DESCRIPTION OF THE TASK
Find the lines of data that contain the string "seaborn", then list them.

DATA SECTION
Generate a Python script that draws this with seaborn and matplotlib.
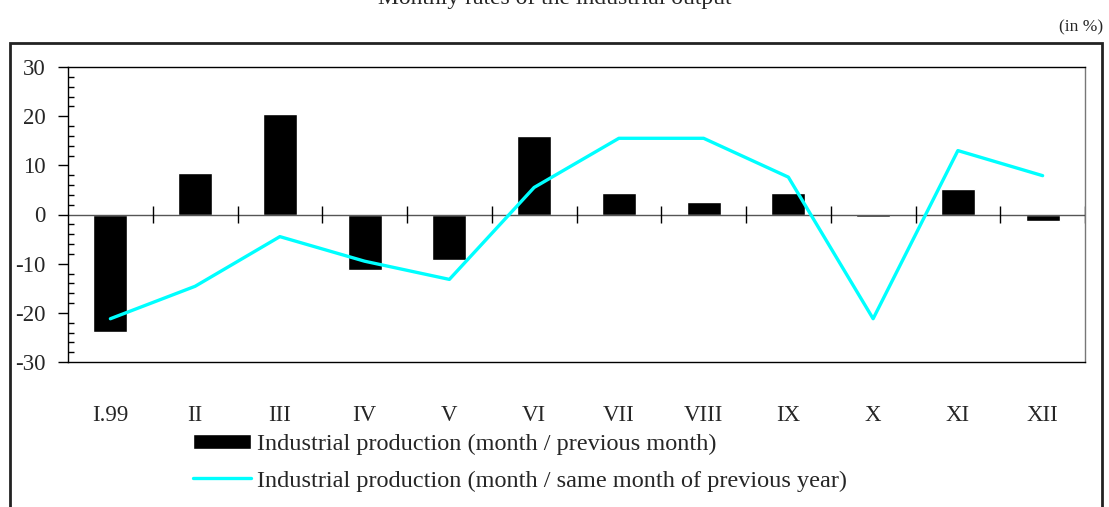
import numpy as np
import pandas as pd
import seaborn as sns
import matplotlib.pyplot as plt
from matplotlib.patches import Rectangle
from matplotlib.ticker import MultipleLocator

# datos
meses = ['I.99', 'II', 'III', 'IV', 'V', 'VI', 'VII', 'VIII', 'IX', 'X', 'XI', 'XII']
mes_anterior = [-23.8, 8.5, 20.5, -11.3, -9.3, 16.0, 4.3, 2.6, 4.3, -0.5, 5.1, -1.4]
mismo_mes_anio_ant = [-21.2, -14.6, -4.5, -9.5, -13.2, 5.5, 15.5, 15.5, 7.6, -21.2, 13.0, 7.9]
yticks = [-30, -20, -10, 0, 10, 20, 30]

lbl_barras = 'Industrial production (month / previous month)'
lbl_linea = 'Industrial production (month / same month of previous year)'

df = pd.DataFrame({'mes': meses, 'mm': mes_anterior, 'yy': mismo_mes_anio_ant})

sns.set_style('white')
plt.rcParams['font.family'] = ['Liberation Serif', 'DejaVu Serif']

W, H = 1109, 507
fig = plt.figure(figsize=(W / 100, H / 100), dpi=100)
ax = fig.add_axes([68 / W, 1 - 362 / H, (1085 - 68) / W, (362 - 67) / H])

# barras
sns.barplot(data=df, x='mes', y='mm', color='black', width=0.4, saturation=1,
            ax=ax, label=lbl_barras)
# linea
sns.lineplot(x=np.arange(len(meses)), y=df['yy'], color='#00FFFF', lw=2.4,
             ax=ax, label=lbl_linea)

ax.set_ylim(-30, 30)
ax.set_xlim(-0.5, len(meses) - 0.5)
ax.set_xlabel('')
ax.set_ylabel('')

# eje de categorias en cero
ax.axhline(0, color='#555555', lw=1, zorder=1)
ax.vlines(np.arange(0.5, len(meses) + 0.5), -1.7, 1.7, color='black', lw=1, zorder=1)

ax.set_yticks(yticks)
ax.set_yticklabels([str(v) for v in yticks])
ax.yaxis.set_minor_locator(MultipleLocator(2))
ax.tick_params(axis='y', which='major', direction='out', length=7, width=1,
               labelsize=16.5, pad=9, left=True, color='black')
ax.tick_params(axis='y', which='minor', direction='in', length=4, width=1,
               left=True, color='black')
ax.tick_params(axis='x', length=0, labelsize=16.5, pad=31)

for s in ax.spines.values():
    s.set_color('black')
    s.set_linewidth(1)
ax.spines['right'].set_color('#777777')

# leyenda: barras primero
ax.legend_.remove()
h, l = ax.get_legend_handles_labels()
orden = [l.index(lbl_barras), l.index(lbl_linea)]
fig.legend([h[i] for i in orden], [l[i] for i in orden], loc='upper left',
           bbox_to_anchor=(193 / W, 1 - 434 / H),
           frameon=False, fontsize=17.5, handlelength=2.4, handleheight=0.6,
           handletextpad=0.25, labelspacing=0.62, borderpad=0, borderaxespad=0)

# marco exterior y textos
fig.patches.append(Rectangle((10 / W, -0.1), (1102 - 10) / W, 0.1 + 1 - 43 / H,
                             transform=fig.transFigure, fill=False,
                             edgecolor='#222222', lw=2))
fig.text(0.5, 1 - 4 / H, 'Monthly rates of the industrial output', ha='center',
         va='baseline', fontsize=17)
fig.text(1103 / W, 1 - 27 / H, '(in %)', ha='right', va='center', fontsize=12.5)

fig.savefig('out.png', dpi=100)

FULL OUTPUT
Generate a Python script that draws this with seaborn and matplotlib.
import seaborn as sns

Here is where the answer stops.